In a moment of Georgian Self-Parody, he told me that he mentioned Hegelian dialectics on his Hinge profile, and then corrected everyone who came into his DMs saying something incorrect about it. I mean, if it works for him. He's successfully weeding out everyone who's insufficiently dialectical, I guess. In all honesty, I couldn't define Hegelian dialectics either. I sort of don't understand it, and I mask that by pretending to REALLY not understand it. I say, "yeah, dialectics is when there's two of something. Whenever there's two things, that's dialectical, obviously." Because I know that's how people misuse the term.
But another successful quicktime event: I showed George this meme, and I knew he'd love it.
It's classic George. Rules for Dating My Daughter: followed by a bunch of moral philosophy quotes from Immanuel Kant. He did in fact love it, and he asked me to send it to him so he could put it on his Hinge profile. I only hope it attracts someone who is as hardcore about Saying Men's Names as he is.
Then I walked home, listening to my favorite radio program of all time, Video Killed the Radio Show with DJ Final Girl. DJ Final Girl already knows all my thoughts about the episode, since I sent all my reactions and feedback in basically realtime, but it bears repeating here: all of the transitions between songs were so fun and expertly chosen.

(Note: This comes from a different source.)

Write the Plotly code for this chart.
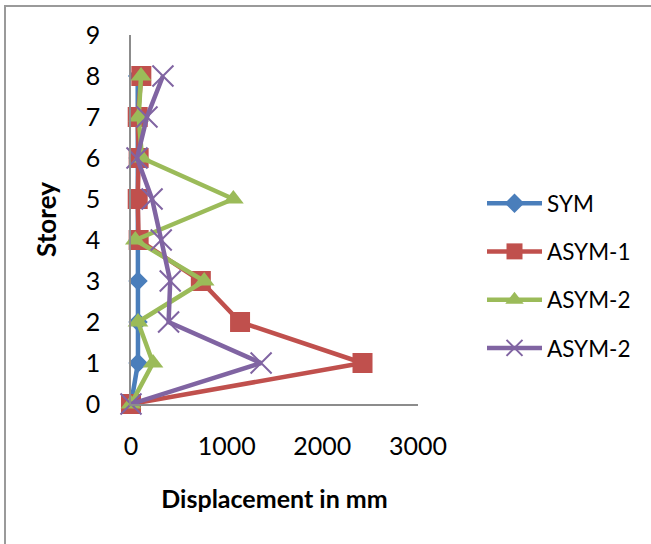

I also love hearing bits of my influence come through in the programming. Especially hearing what they had to say about Electronic Hair Pieces. It was already an Emily set before, but that put it over the top.
While I was walking home, I passed this pigeon who left an impression on me because he looked like the perfect pigeon. I realize now that to me, the perfect pigeon is the pigeon that looks like a photo of a pigeon.
If I understood Baudrillard's Simulacra and Simulation better I might have something smart to say about that. And for the past 45 mintues, since Video Killed the Radio Show ended, I've been writing this post. I believe we're up to date.
(Steve Martin/Navin Johnson voice) What do you think I do, sit around writing letters all day?